On Mises Daily, author Kel Kelly tells us why he wrote The Case for Legalizing Capitalism—yes, thanks to overweening government interventionism, right now capitalism is quite literally against the law:

My urgent goal in writing The Case for Legalizing Capitalism was to create a one-stop refutation of all anti-capitalist arguments, using plain economic logic and applying free-market (i.e., classical liberal) arguments and economic laws to today’s political scene, across the entire political-economic spectrum.
…. My main message is that most of our economic problems derive from previous government intervention in the economy. In its attempts to “help” us, the government has managed and regulated the economy, and passed laws that sounded constructive but that in fact hurt the economy and us.

Look at how far we are from true capitalism:

In a truly capitalist society businesses never receive money or special privileges from government: they succeed if they please consumers in offering them what they want, and they fail if they do not. By the same token, in a truly capitalist society, individuals never receive special privileges or transfer payments. Instead, they have an abundance of jobs and of wages commensurate with the value of their work (more than a “living wage”).
…. A core tenet of leftists’ promotion of socialism is that it is moral, while capitalism is immoral. Not only do I show this is completely opposite from the truth, but I reveal that socialists are hypocritical, dishonest, thieving, and harm those they are supposedly trying to help (usually themselves).

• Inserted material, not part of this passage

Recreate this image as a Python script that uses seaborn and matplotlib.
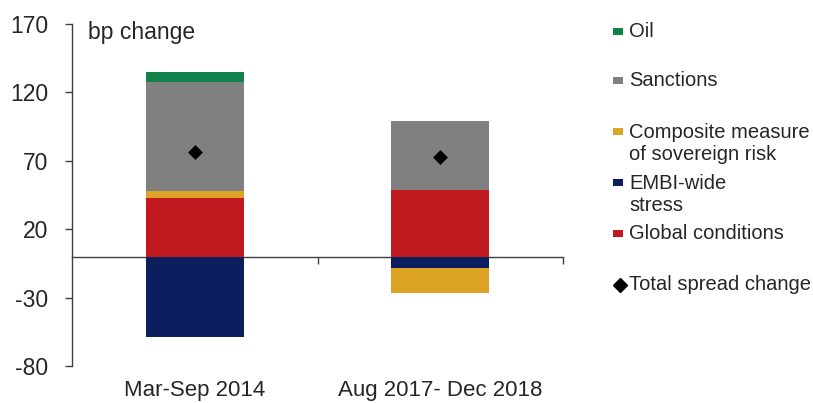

Just a few of Kelly’s themes:

1. Regulation does not usually protect consumers, but merely benefits one group at the expense of another;
2. Redistributing wealth cannot possibly benefit the receivers in the longer term, but only hurt them;
3. Politicians cannot help us economically, they have no idea what they are doing, and they don’t care anyway, since their goal is simply to buy votes by selling the property of others.

If Kelly is right, in a truly capitalistic society the engines of production would be in overdrive, jobs would be superabundant, unemployment would be a matter of personal choice, freedom would be the norm, and poverty would be a thing of the past.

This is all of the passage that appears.